岸田首相が掲げる経済政策の「目玉」としてクローズアップされている「資産所得倍増計画」。実は国民の「資産所得」ではなく、「家計所得資産」のうち株式投資の総額や口座数を5年間で倍増するのが目標だ。では、個人の「資産」を投資運用によって倍増するには、どれだけ時間がかかるのだろうか?
政府の「資産所得倍増計画」で倍増する「資産所得」は「資本所得」とも呼ばれ、給与報酬などの「労働所得」と違い、証券や信託、不動産といった投資資産の運用益や預貯金の利子などの資産が生む所得のこと。「不労所得」とも言われる。
同計画は国民の「資産所得」ではなく、その元本となる「資産」を増やすのが狙い。5年間でNISA(少額投資非課税制度)の総口座数を3400万口座、投資総額も56兆円に、それぞれ倍増するのが目標だ。株価などの動きに左右されるため、元手が2倍になったからと言って所得が2倍になるかどうかは分からない。
では、個人が元手となる資産を倍増するには、何年かかるのか。元本を2倍にする期間を割り出す簡単な計算式として「72の法則」がある。これは「72÷年間運用利回り(%)=元金が2倍になる年数」だ。国内株式投資の平均運用利回りは3%程度と言われている。
「72の法則」に当てはめると、24年かかる計算だ。これは複利計算なので、運用益は1円も引き出さず元本ともども次の投資に回す必要がある。もちろんNISAの急増などで「買い」が集中して株式相場が高騰すれば、期間短縮も可能だ。
ただし、政府が掲げる5年間での倍増を新たな投資資金の投入なしに運用だけで実現するには、14.4%という高利回りを達成しなくてはならない。

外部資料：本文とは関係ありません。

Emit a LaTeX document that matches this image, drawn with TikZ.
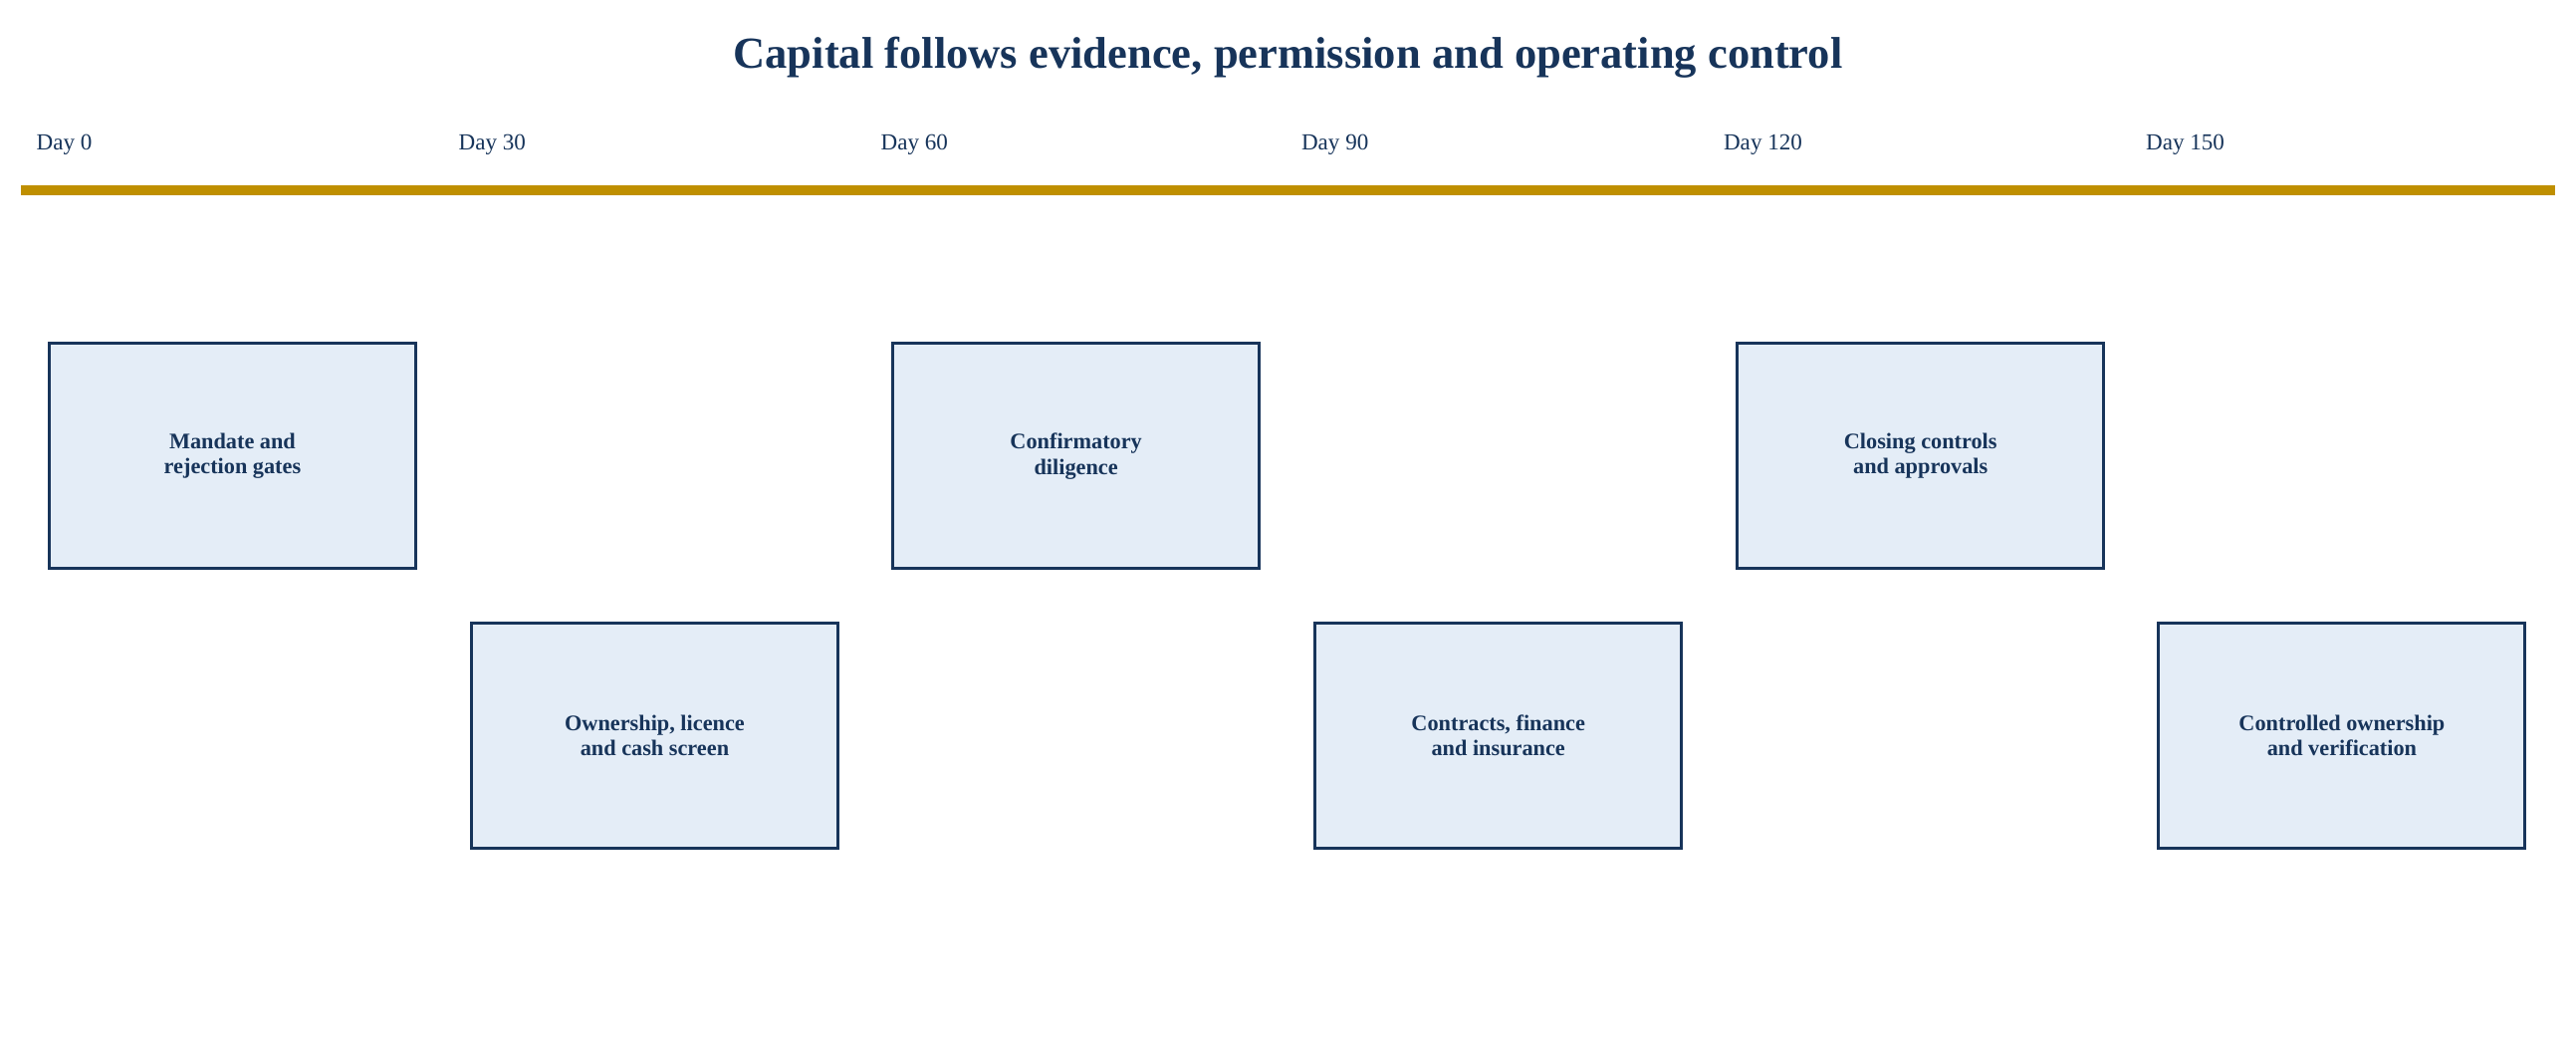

一方で株価が下落すれば、運用利回りも下がって倍増までの期間は伸びるし、資産が目減りする可能性すらある。政府が世界最高水準の研究力を持つ大学の育成を目指して設立した大学ファンド(基金)が、債券や株式の値下がりで運用資産が目減り。運用開始からわずか半年の4~9月に1881億円の損失を抱えたのは記憶に新しい。
日本人はそうした下落リスクを嫌い、家計金融資産の54.9%を「安全資産」の現金・預金が占めているのが現状だ。米国の12.8%、英国の27.2%を大幅に上回っている。そこで政府は積み上がった家計の現預金を株式市場へ移そうとしているのだ。
株式市場は「買い」が入れば上昇する。「資産所得倍増計画」が広く国民に受け入れられれば、かつての「アベノミクス」と同様に株価を押し上げ、「資産所得」を増やすことができるだろう。問題は「安全資産」から「リスク資産」へ向かう資産シフトのスピードだ。米国や英国は長い時間をかけて株式などのリスク資産へシフトしてきた。
これを政府が提唱する5年という短期間で実行した場合、急激な株高とそれを目の当たりにした多くの国民が身の丈に合わない無理な投資をする可能性が高い。いわゆる「バブル」だ。株価が上がるだけ上がり、国民が株式市場に資金投入する余力をなくせば株式市場は暴落することになる。
そうなれば「バブル」に入ってから高値で株式市場に参入した国民は、個人資産の大半を失うことになりかねない。労働所得で損失をリカバリーできない高齢者にとっては死活問題だ。政府も、株式投資に参加する国民も、決して急いではならない。
国民の資産所得を確実に増やすために、政府は10年、20年をかけて緩やかにリスク資産への投資を促す必要がある。目先の相場が下落しても、長期間保有し続けることでリスクを減らすことが可能だからだ。
金融庁の調べではNISAの口座数は20〜30代が424万口座と最も多く、長期投資が可能な若い世代が注目していることが分かる。政府が「資産所得倍増計画」を成功させるためには、株価が暴落しても狼狽売りせず長期間にわたって投資活動を持続できるだけの時間的余裕がある若年層の取り込みがカギになるだろう。